Oocyte maturation defect (OMD) is a rare cause of female infertility characterized by the persistent arrest of oocytes at immature stages. While biallelic PATL2 variants have been associated with OMD, the underlying molecular mechanisms remain unclear. This study aimed to identify novel PATL2 variants in OMD patients and investigate their functional consequences using a Patl2 knockout (KO) mouse model.

Methods

We recruited two unrelated OMD patients and performed whole-exome sequencing (WES), followed by sanger validation of candidate variants.
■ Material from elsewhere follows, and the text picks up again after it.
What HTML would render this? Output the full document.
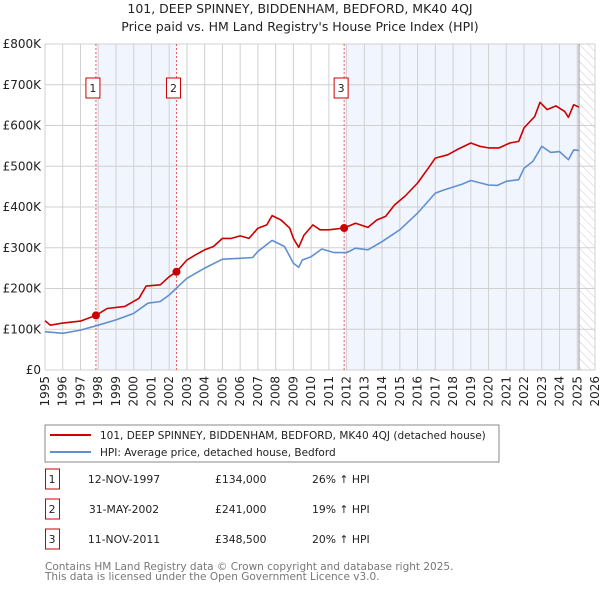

A CRISPR/Cas9-generated Patl2 KO mouse model was established, and transcriptomic profiling of oocytes from wild-type (WT) and Patl2−/− mice was conducted to identify differentially expressed genes (DEGs) and signaling pathways.

Results

We identified three PATL2 variants in the patients: a novel frameshift variant (c.99delA, p.Glu35fs), a novel synonymous variant (c.930G > A, p.K310K) confirmed by mini-gene assay to disrupt splicing and a recurrent splicing variant (c.223 − 14_223-2delCCCTCCTGTTCCA, p.R75Vfs*21). Sequence variant analysis classified these variants as pathogenic/likely pathogenic according to the ACMG/AMP guidelines. Transcriptome sequencing of Patl2−/−oocytes revealed dysregulation of key follicular development genes (Zfp36, Cited1, Fgf8, Id1, Efna1/4). KEGG pathway analysis highlighted significant upregulation of the hypoxia-inducible factor-1(HIF-1) signaling pathway and transforming growth factor-beta(TGF-beta) signaling pathway and mitogen activated protein kinase (MAPK) signaling pathway, suggesting impaired oocyte energy metabolism and disrupted granulosa-oocyte communication.

Conclusion

We identified the first likely pathogenic synonymous PATL2 variant causing aberrant splicing and a novel frameshift variant in OMD, broadening the PATL2 mutational spectrum. These findings provide direct evidence for PATL2’s critical role in female reproduction, where it regulates mRNA expression of proteins essential for oocyte meiotic progression and early embryonic development.